Jamie’s dad (a hearty, hands-on Bob Hess), fresh from a yoga lesson, takes the opportunity to have a heart-to-heart with his son about some tenuous early days in his own marriage when Jamie was barely four years old. The couple tried to avoid gossip in a college town in the ’80s by making some special temporary living arrangements for little Jamie. Hmm. Shaken and angered by their stories, Jamie is more confounded than ever about what may have happened to him.
Meanwhile, Paige goes about her business of counseling and weighing an anorexic teenager (a thin, skittish Dagny Sanson) with serious issues and her own set of warring parents.
Jamie, his personal relationships going rapidly south, visits the aging babysitter he shared with Frank when they were kids.

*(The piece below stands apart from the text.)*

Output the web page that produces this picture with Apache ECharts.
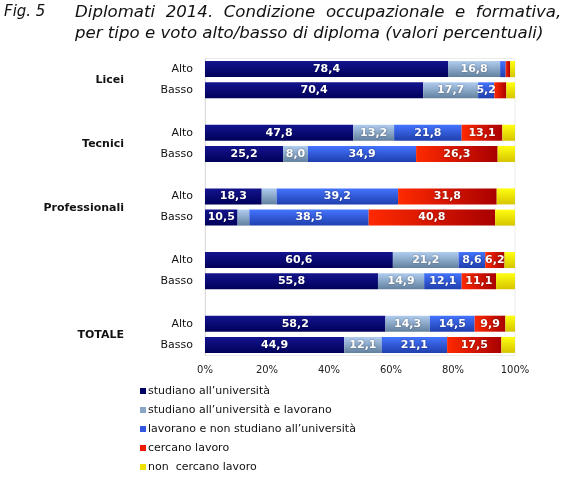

When she recalls taking the boys to play on the creek, Polly dramatically recites lines from the poem (the source of the title by Elizabeth Barrett Browning) both boys remembered learning. The opening lines, like the thread of the play, are a question: “WHAT was he doing, the great God Pan/Down in the reeds by the river?”
By the time the play has have moved full circle and 10 scenes, back to the last meeting with Frank, the question has become even more loaded. What, indeed, happened?
Ambiguity never loosens its palsied hand on the show. Certainly, Jamie’s debilitating doubt increases as he struggles to recover lost or suppressed memory. More interesting, perhaps, is why Jamie allows this vague shadow from the past to make such a shambles of his present.
Drew Wall’s pale and pleading Frank is increasingly pressing—somehow both pitiful threatening—in his determined effort to be sure “no one else is hurt” by his father. Ironically, Frank’s attempt to prevent injury in the future sets off the sad unraveling of Jamie’s personal life.
In Herzog’s Belleville, mounted by STT last season, we see a similar soft belly beneath a conventionally romantic surface in a young married couple. Here, as there, it seems the main character’s psyche is such stuff as ambiguity is made on—and the audience looks on as they freak out over what is to come.
The actors’ performances in The Great God Pan are nuanced and touching at moments, but when the show is done it’s hard to wonder for long about what uncertain fate might await them. This is, perhaps, the playwright’s saddest indictment of the fragile, fleeting souls carrying the weight of her plays.